§ TASK GOAL
All of the material should be reproduced exactly, with pictures left out.
+++
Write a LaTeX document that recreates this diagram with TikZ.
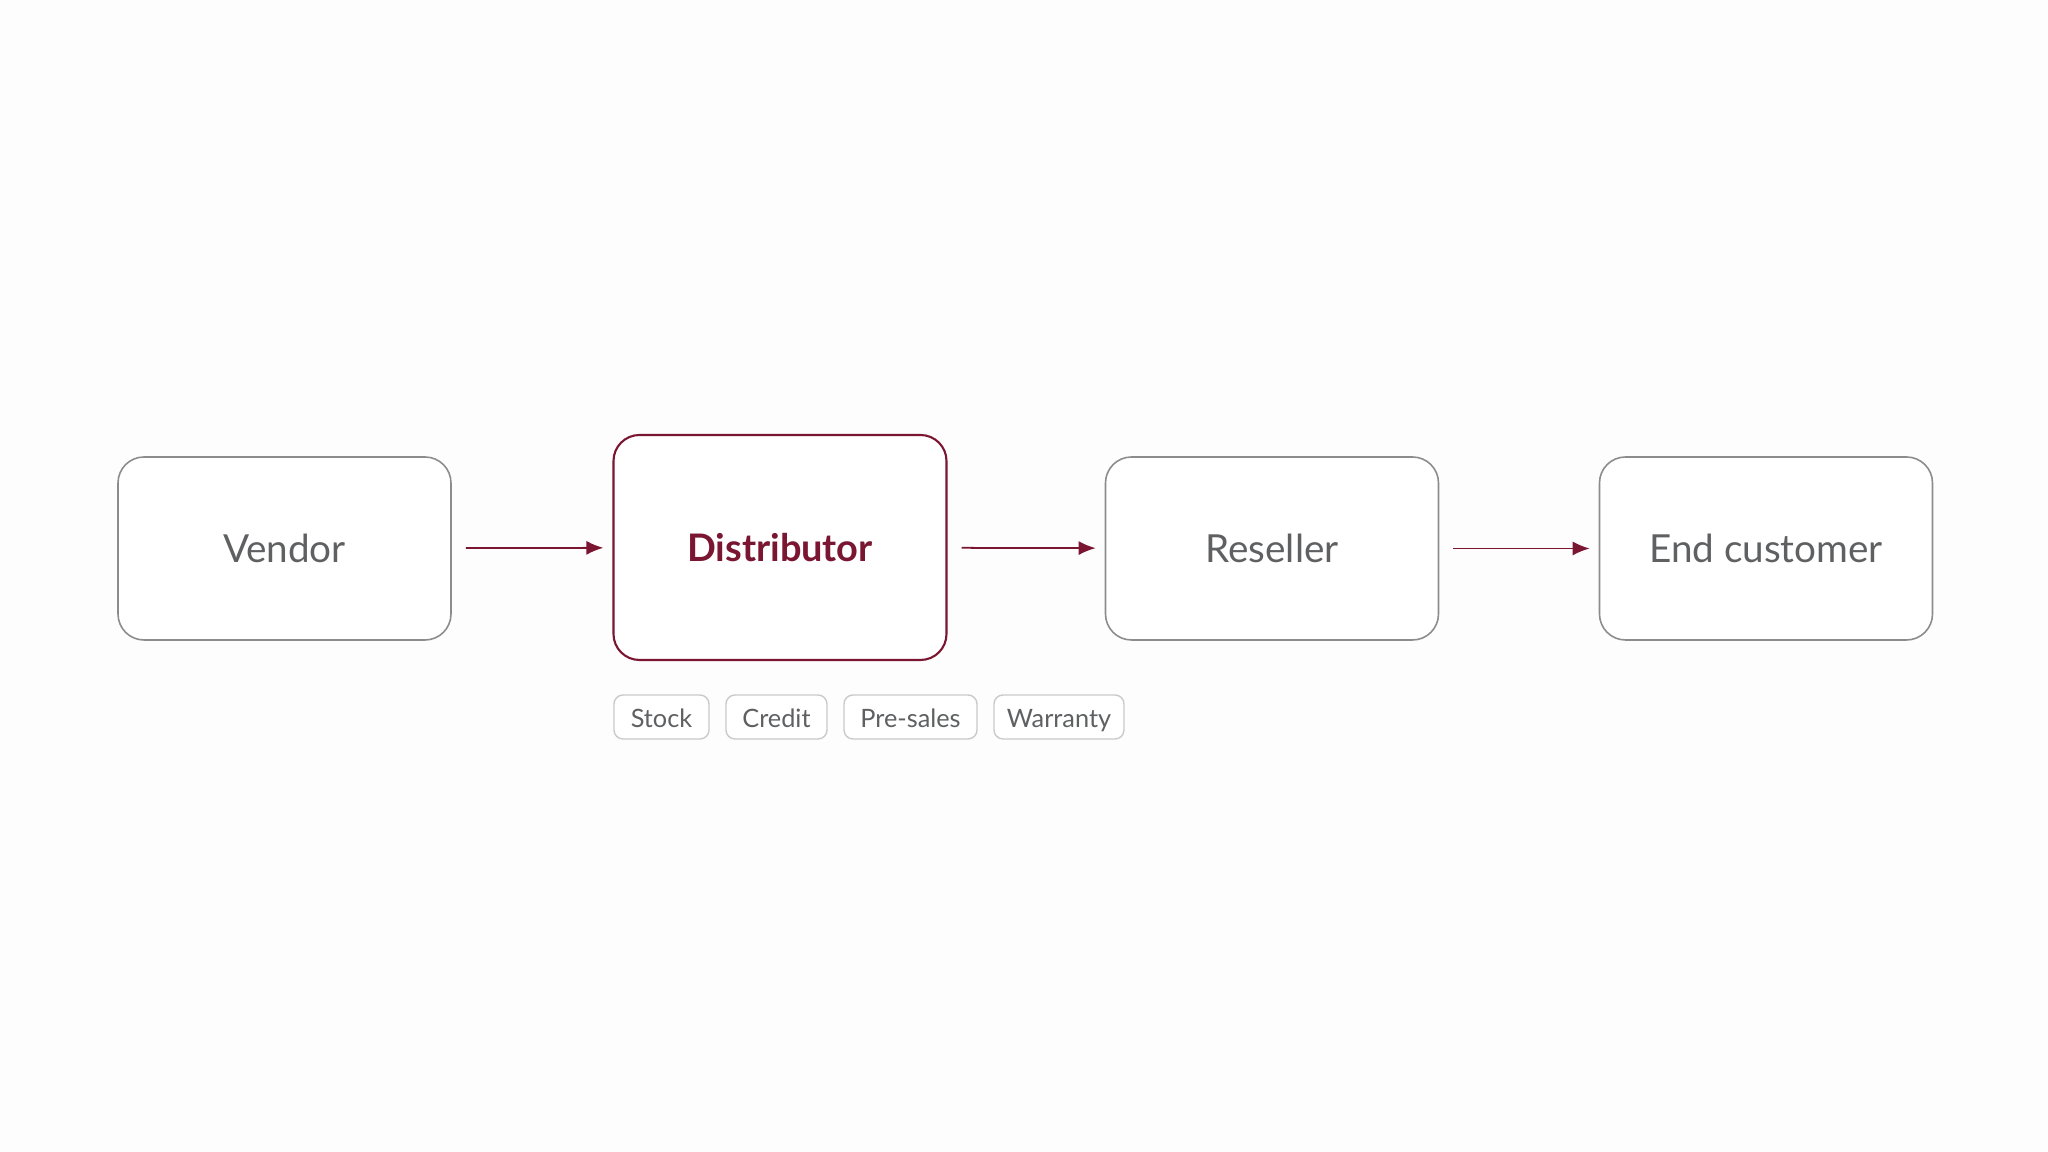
\documentclass[tikz,border=0pt]{standalone}
\usepackage{fontspec}
\setmainfont{Lato}
\usepackage{xcolor}
\definecolor{boxgray}{HTML}{8C8C8C}
\definecolor{textgray}{HTML}{5F6062}
\definecolor{maroon}{HTML}{7A1631}
\definecolor{taggray}{HTML}{CACACA}
\definecolor{paper}{HTML}{FDFDFD}
\usetikzlibrary{arrows.meta}

\begin{document}
\begin{tikzpicture}[
    stage/.style={draw=boxgray, line width=0.45pt, rounded corners=0.26cm, fill=white,
        minimum width=3.33cm, minimum height=1.83cm, text=textgray,
        font=\fontsize{11}{13}\selectfont},
    focus/.style={stage, draw=maroon, line width=0.6pt, minimum height=2.25cm,
        text=maroon, font=\fontsize{10.8}{13}\selectfont\bfseries},
    tag/.style={draw=taggray, line width=0.4pt, rounded corners=0.09cm, fill=white,
        minimum height=0.44cm, text=textgray, inner xsep=0.1cm, inner ysep=0pt,
        text height=1.6ex, text depth=0.45ex,
        font=\fontsize{7.2}{8}\selectfont},
    flow/.style={draw=maroon, line width=0.5pt, -{Latex[length=0.17cm,width=0.14cm]},
        shorten <=0.14cm, shorten >=0.09cm}
]
        \fill[paper] (0,0) rectangle (20.48,11.52);
        \useasboundingbox (0,0) rectangle (20.48,11.52);

        \node[stage] (V) at (2.845,6.035) {Vendor};
        \node[focus] (D) at (7.80,6.045) {Distributor};
        \node[stage] (R) at (12.72,6.035) {Reseller};
        \node[stage] (E) at (17.66,6.035) {End customer};

        \node[tag, minimum width=0.95cm] (T1) at (6.615,4.35) {Stock};
        \node[tag, minimum width=1.01cm] (T2) at (7.765,4.35) {Credit};
        \node[tag, minimum width=1.33cm] (T3) at (9.105,4.35) {Pre-sales};
        \node[tag, minimum width=1.30cm] (T4) at (10.59,4.35) {Warranty};

            \draw[flow] (V) -- (D);
            \draw[flow] (D) -- (R);
            \draw[flow] (R) -- (E);

    \end{tikzpicture}
\end{document}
+++
§ EXERCISE RESPONSE
Write a LaTeX document that recreates this diagram with TikZ.
\documentclass[tikz,border=0pt]{standalone}
\usepackage{fontspec}
\setmainfont{Lato}
\usepackage{xcolor}
\definecolor{boxgray}{HTML}{8C8C8C}
\definecolor{textgray}{HTML}{5F6062}
\definecolor{maroon}{HTML}{7A1631}
\definecolor{taggray}{HTML}{CACACA}
\definecolor{paper}{HTML}{FDFDFD}
\usetikzlibrary{arrows.meta}

\begin{document}
\begin{tikzpicture}[
    stage/.style={draw=boxgray, line width=0.45pt, rounded corners=0.26cm, fill=white,
        minimum width=3.33cm, minimum height=1.83cm, text=textgray,
        font=\fontsize{11}{13}\selectfont},
    focus/.style={stage, draw=maroon, line width=0.6pt, minimum height=2.25cm,
        text=maroon, font=\fontsize{10.8}{13}\selectfont\bfseries},
    tag/.style={draw=taggray, line width=0.4pt, rounded corners=0.09cm, fill=white,
        minimum height=0.44cm, text=textgray, inner xsep=0.1cm, inner ysep=0pt,
        text height=1.6ex, text depth=0.45ex,
        font=\fontsize{7.2}{8}\selectfont},
    flow/.style={draw=maroon, line width=0.5pt, -{Latex[length=0.17cm,width=0.14cm]},
        shorten <=0.14cm, shorten >=0.09cm}
]
        \fill[paper] (0,0) rectangle (20.48,11.52);
        \useasboundingbox (0,0) rectangle (20.48,11.52);

        \node[stage] (V) at (2.845,6.035) {Vendor};
        \node[focus] (D) at (7.80,6.045) {Distributor};
        \node[stage] (R) at (12.72,6.035) {Reseller};
        \node[stage] (E) at (17.66,6.035) {End customer};

        \node[tag, minimum width=0.95cm] (T1) at (6.615,4.35) {Stock};
        \node[tag, minimum width=1.01cm] (T2) at (7.765,4.35) {Credit};
        \node[tag, minimum width=1.33cm] (T3) at (9.105,4.35) {Pre-sales};
        \node[tag, minimum width=1.30cm] (T4) at (10.59,4.35) {Warranty};

            \draw[flow] (V) -- (D);
            \draw[flow] (D) -- (R);
            \draw[flow] (R) -- (E);

    \end{tikzpicture}
\end{document}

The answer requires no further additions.